In the meantime, life is taking a downward spiral for Curtis. He has developed epilepsy, which plagues him with seizures and further depresses him. He quits his civil service job to devote himself to his band, putting financial pressure on his wife Deborah to earn more in her job which puts a strain on their marriage. The couple have a baby, Nicole (the real Nicole Curtis appears in a crowd scene at the Derby Hall sequence in the film) but the final nails in the coffin of the marriage are pounded in when Ian has an affair with Belgian journalist Annik Honore (Lara).

The band is getting ready to tour America and Ian is torn in different directions. Part of him wants to resuscitate his marriage, while another part of him wants to pursue Annik, and the larger part of him wants to be a rock star. However, his seizures are getting worse and his depression correspondingly deepens, until he hangs himself the day before Joy Division is to leave for their American tour.

This story is told not by Hollywood veterans who are painting a picture meant to be entertainment, but by people who knew the real Ian Curtis well. The movie is based on a book written by Deborah Curtis (who also serves as co-producer on the film, as does Tony Wilson who passed away shortly before it’s release) and directed by Anton Corbijn, a Dutch photographer who is closely associated with not only Factory Records but also with Synthpop band Depeche Mode (Corbijn directed many of their videos) and Irish rockers U2, whose  album covers he shot for more than a decade (he also directed their concert film Rattle and Hum).

Corbijn shot the movie in color, but transferred it to black and white in post-production, a very wise move.
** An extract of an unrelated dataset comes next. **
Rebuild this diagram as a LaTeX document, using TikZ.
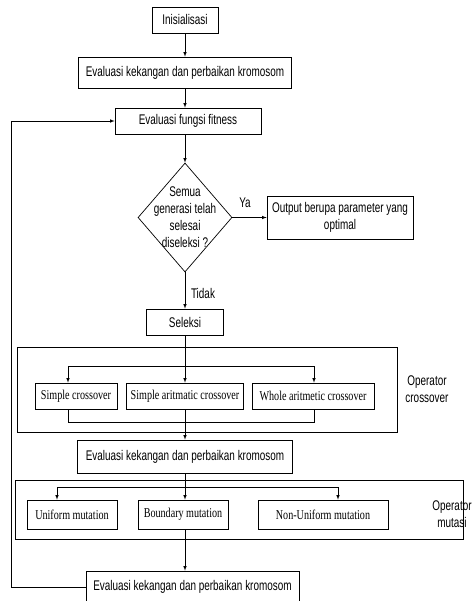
\documentclass[tikz,border=0pt]{standalone}
\usepackage{fontspec}
\setsansfont{Liberation Sans}[FakeStretch=0.71]
\newfontfamily\serifnarrow{Liberation Serif}[FakeStretch=0.75]
\usetikzlibrary{arrows}
\usetikzlibrary{shapes}

\begin{document}
\begin{tikzpicture}[x = 1pt, y = -1pt, font=\sffamily\fontsize{14}{17}\selectfont]
	\tikzstyle{boxStyle} = [shape = rectangle, draw, line width = 0.7pt, inner sep = 1pt, align = center]
	\tikzstyle{opStyle} = [boxStyle, minimum height = 26pt, font = \serifnarrow\fontsize{13.5}{15}\selectfont]
	\tikzstyle{frameStyle} = [shape = rectangle, draw, line width = 0.7pt]
	\tikzstyle{diamondStyle} = [shape = diamond, draw, line width = 0.7pt, inner sep = 0pt, minimum width = 94pt, minimum height = 109pt]
	\tikzstyle{arr} = [-latex, line width = 0.6pt]
	\tikzstyle{ln} = [line width = 0.6pt]
	\useasboundingbox (0,0) rectangle (471,601);
	% frames of the operators
	\node[frameStyle, minimum width = 380pt, minimum height = 85pt] (f1) at (207,389.5) {};
	\node[frameStyle, minimum width = 448pt, minimum height = 59pt] (f2) at (239,509.5) {};
	% main column
	\node[boxStyle, minimum width = 66pt, minimum height = 26pt] (v0) at (185,20) {Inisialisasi};
	\node[boxStyle, minimum width = 213pt, minimum height = 31pt] (v1) at (185,72.5) {Evaluasi kekangan dan perbaikan kromosom};
	\node[boxStyle, minimum width = 146pt, minimum height = 26pt] (v2) at (188,121) {Evaluasi fungsi fitness};
	\node[diamondStyle, label = {[align = center]center:Semua\\generasi telah\\selesai\\diseleksi ?}] (v3) at (185,217.5) {};
	\node[boxStyle, minimum width = 146pt, minimum height = 43pt] (v4) at (340,217.5) {Output berupa parameter yang\\optimal};
	\node[boxStyle, minimum width = 77pt, minimum height = 26pt] (v5) at (185,322) {Seleksi};
	\node[opStyle, minimum width = 82pt] (v6) at (76,396) {Simple crossover};
	\node[opStyle, minimum width = 117pt] (v7) at (185,396) {Simple aritmatic crossover};
	\node[opStyle, minimum width = 122pt] (v8) at (313,396) {Whole aritmetic crossover};
	\node[boxStyle, minimum width = 215pt, minimum height = 33pt] (v9) at (185,456.5) {Evaluasi kekangan dan perbaikan kromosom};
	\node[opStyle, minimum width = 90pt, minimum height = 29pt] (v10) at (72,514.5) {Uniform mutation};
	\node[opStyle, minimum width = 90pt, minimum height = 29pt] (v11) at (183,514.5) {Boundary mutation};
	\node[opStyle, minimum width = 130pt, minimum height = 29pt] (v12) at (323,514.5) {Non-Uniform mutation};
	\node[boxStyle, minimum width = 213pt, minimum height = 32pt] (v13) at (192.5,587) {Evaluasi kekangan dan perbaikan kromosom};
	% labels
	\node[align = center] (l0) at (245,203) {Ya};
	\node[align = center] (l1) at (203,293) {Tidak};
	\node[align = center] (l2) at (427,389) {Operator\\crossover};
	\node[align = center] (l3) at (452,514) {Operator\\mutasi};
	% bus points
	\coordinate (b1) at (68,366);
	\coordinate (b2) at (314,366);
	\coordinate (b3) at (68,422);
	\coordinate (b4) at (314,422);
	\coordinate (m1) at (57,487);
	\coordinate (m2) at (338,487);
	\coordinate (fb) at (11,121);
	% connectors
	\draw[arr] (v0) -- (v1);
	\draw[arr] (v1.south) -- (v1.south |- v2.north);
	\draw[arr] (v2.south -| v3) -- (v3.north);
	\draw[arr] (v3.east) -- (v4.west);
	\draw[arr] (v3.south) -- (v5.north);
	\draw[arr] (v5) -- (v7);
	\draw[ln] (b1) -- (b2);
	\draw[arr] (b1) -- (b1 |- v6.north);
	\draw[arr] (b2) -- (b2 |- v8.north);
	\draw[ln] (v6.south -| b3) -- (b3) -- (b4) -- (v8.south -| b4);
	\draw[arr] (v7) -- (v9);
	\draw[ln] (m1) -- (m2);
	\draw[arr] (m1) -- (m1 |- v10.north);
	\draw[arr] (m2) -- (m2 |- v12.north);
	\draw[arr] (v9.south) -- (v9.south |- v11.north);
	\draw[arr] (v11.south -| v9) -- (v13.north -| v9);
	\draw[arr] (v13.west) -| (fb) -- (v2.west);
\end{tikzpicture}
\end{document}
The movie takes on a more documentary feel, and the stark shadows and grays make it more visually striking than it would have been in full color. With his experience shooting music videos and concert films, the live sequences stand out and are compelling, something that Hollywood rock movies tend to lack.

Riley is a revelation as Curtis. Largely unknown, Riley captures Curtis’ curiously detached vocals and gives him an emotionless air. Curtis was far from being morbid in real life, and Riley avoids the temptation to make him so onscreen. Riley plays him as a tortured individual who was unable to commit to anything but his muse. The movie rides largely on his performance and he does a terrific job here.
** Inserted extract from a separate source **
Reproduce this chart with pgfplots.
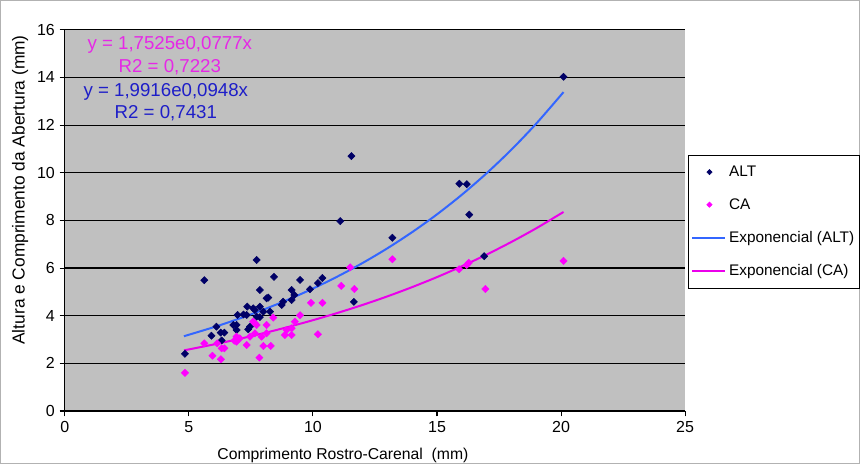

I was never a big Joy Division fan, although I adore their last single “Love Will Tear Us Apart” but Control gave me a chance to re-examine their music, and I’m glad I did. While they only were to release two albums in their lifetime, songs like “Atmospheres” and “Transmission” hold up surprisingly well today, nearly 30 years after the fact. The surviving members, along with Morris’ girlfriend Gillian Gilbert, would form New Order, who would achieve commercial success and acclaim but would in many ways always labor under the shadow of Joy Division. While that band is no longer active, they did score the movie.

This is a movie heavily invested in time and place, and Corbijn’s visual sense. It has the courage of presenting the subjects in harsh, unwavering light that doesn’t make any of them appear like saints, yet doesn’t have the epic sense that made Johnny Cash appear more of an archetype than an actual human being in Walk the Line. This is, quite simply, one of the best rock and roll biopics you will ever see.

WHY RENT THIS: A compelling biography of a seminal band that is not well known on this side of the Atlantic, but has influenced bands from U2 to Nirvana to Bloc Party. The acute visual sense of director Anton Corbijn makes this a visual delight.

WHY RENT SOMETHING ELSE: If you are not into alternative music, this may hold no interest for you.

FAMILY VALUES: Plenty of foul language and the depiction of suicide, although the act itself and the body are never shown.

TRIVIAL PURSUITS: The actors playing Joy Division actually learned to play the songs and when they are depicted playing live, are actually playing their instruments and singing.

NOTABLE DVD EXTRAS: Extended concert sequences that show the actors playing their songs in their entirety, as well as live and promotional material of the original Joy Division, as well as a video of The Killers’ cover of “Shadowplay” that plays over the closing credits.